Oddly one of the 2010 boxes I have is a N36L, they are even now amazingly good basic home NAS devices, the only caveat in your case is finding a Nvidia GPU that’s single slot, low power and runs cool, consumer SKU’s only handle 2 streams without driver patching, but it’s pretty well documented.
 
Thanks again for your replys, does anyone have any hardware recommendations for an unraid setup, I only have a 1tb drive that would be freed up and it is quite old so I probably would buy a set of new drives.
 
Find a CPU that has enough grunt for any Plex duties you need and build it around that, as if anything becomes a bottleneck it will be that. Then ensure your motherboard has lots of SATA ports or you know how you'll add more in the future. I'd also advocate as efficient a power supply as you can stretch to if you're in it for the long haul. A small SSD as a cache drive makes dockers and VMs much better in UnRaid and for storage then pick drives designed to be on all the time like WD Reds. UnRaid I don't think benefits from stuff like ECC Ram and in my experience is reasonably efficient on the RAM front so doesn't need masses of it unless you're going to run dozens of containers and VMs at the same time.

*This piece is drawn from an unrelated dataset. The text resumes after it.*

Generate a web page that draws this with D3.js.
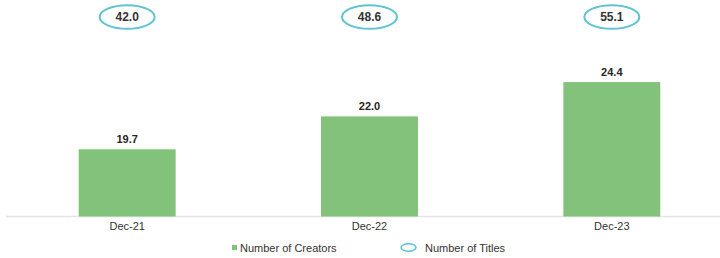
<!DOCTYPE html>
<html>
<head>
<meta charset="utf-8">
<script src="https://cdn.jsdelivr.net/npm/d3@7"></script>
<style>
  html, body { margin: 0; padding: 0; background: #fff; }
  svg { display: block; font-family: "Liberation Sans", Arial, sans-serif; }
</style>
</head>
<body>
<svg id="chart" width="720" height="258"></svg>
<script>
const categories = ["Dec-21", "Dec-22", "Dec-23"];
const creators = [19.7, 22.0, 24.4];
const titles = [42.0, 48.6, 55.1];
const legendLabels = ["Number of Creators", "Number of Titles"];

const svg = d3.select("#chart");
const green = "#82c27a";
const cyan = "#5ec4d2";

const x = d3.scaleBand().domain(categories).range([6, 733]).paddingInner(0.6).paddingOuter(0.3);
const y = d3.scaleLinear().domain([15, 30]).range([216.5, 2]);

// axis line
svg.append("line").attr("x1", 6).attr("x2", 720).attr("y1", 216.5).attr("y2", 216.5)
  .attr("stroke", "#e4e4e4").attr("stroke-width", 1.5);

// bars
svg.selectAll("rect.bar").data(categories).join("rect")
  .attr("class", "bar")
  .attr("x", d => x(d))
  .attr("width", x.bandwidth())
  .attr("y", (d, i) => y(creators[i]))
  .attr("height", (d, i) => y.range()[0] - y(creators[i]))
  .attr("fill", green);

// bar labels
svg.selectAll("text.val").data(categories).join("text")
  .attr("class", "val")
  .attr("x", d => x(d) + x.bandwidth() / 2)
  .attr("y", (d, i) => y(creators[i]) - 6)
  .attr("text-anchor", "middle")
  .attr("font-size", 11).attr("font-weight", "bold").attr("fill", "#262626")
  .text((d, i) => creators[i].toFixed(1));

// category axis labels
const xAxis = d3.axisBottom(x).tickSize(0).tickPadding(0);
const gx = svg.append("g").attr("transform", "translate(0,222)").call(xAxis);
gx.select(".domain").remove();
gx.selectAll("text").attr("font-size", 11).attr("fill", "#333")
  .attr("font-family", "Liberation Sans, Arial, sans-serif").attr("dy", "0.71em");

// title ellipses
const eg = svg.selectAll("g.ell").data(categories).join("g")
  .attr("class", "ell")
  .attr("transform", d => `translate(${x(d) + x.bandwidth() / 2},17)`);
eg.append("ellipse").attr("rx", 27.5).attr("ry", 11.8)
  .attr("fill", "none").attr("stroke", cyan).attr("stroke-width", 2);
eg.append("text").attr("text-anchor", "middle").attr("dy", "0.36em")
  .attr("font-size", 12).attr("font-weight", "bold").attr("fill", "#333")
  .text((d, i) => titles[i].toFixed(1));

// legend
svg.append("rect").attr("x", 232).attr("y", 245).attr("width", 5).attr("height", 5).attr("fill", green);
svg.append("text").attr("x", 240).attr("y", 251.5).attr("font-size", 11).attr("fill", "#333").text(legendLabels[0]);
svg.append("ellipse").attr("cx", 408.5).attr("cy", 247.5).attr("rx", 7.5).attr("ry", 3.8)
  .attr("fill", "none").attr("stroke", cyan).attr("stroke-width", 1.5);
svg.append("text").attr("x", 425).attr("y", 251.5).attr("font-size", 11).attr("fill", "#333").text(legendLabels[1]);
</script>
</body>
</html>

Depending on your level of comfort many folks buy WD desktop or NAS enclosures with drives in. For 8TB+ the hard drives inside these enclosures are designed for 24/7 use and it is cheaper to buy them that way than the raw drive, although forget about warranty doing it that way.
 
Why if anything do you already have from previous builds/upgrades if anything?

Decide on what your Plex requirements actually are - local transcoding of anything but audio shouldn’t generally be a thing, 4K transcoding shouldn’t be a thing ever, that leaves remote users which are usually limited by your uplink before anything else in the UK. Plex’s published CPU metric is 2k of CPU mark per 1080 AV transcode at a reasonable bit-rate, add the overhead for OS and background tasks and then consider if the box will be running things like VPN or processing NZB derived content and doing repairs etc. Personally i’d go with an NVMe SSD for cache/docker/VM use, though AHCI will generally work OK in most scenario’s, but the price difference is minimal and the performance isn’t. Generally intel NIC’s are preferable and if you need to add SATA ports then H200/310’s are circa £30 for an 8 port set-up, just remember it won’t support TRIM so SSD’s on the motherboard controller.
 
I've found a cache drive to be completely unnecessary. It's something I'd look at again if I start running anything more intensive than Plex and hit a problem, but my Unraid box performs just fine without one.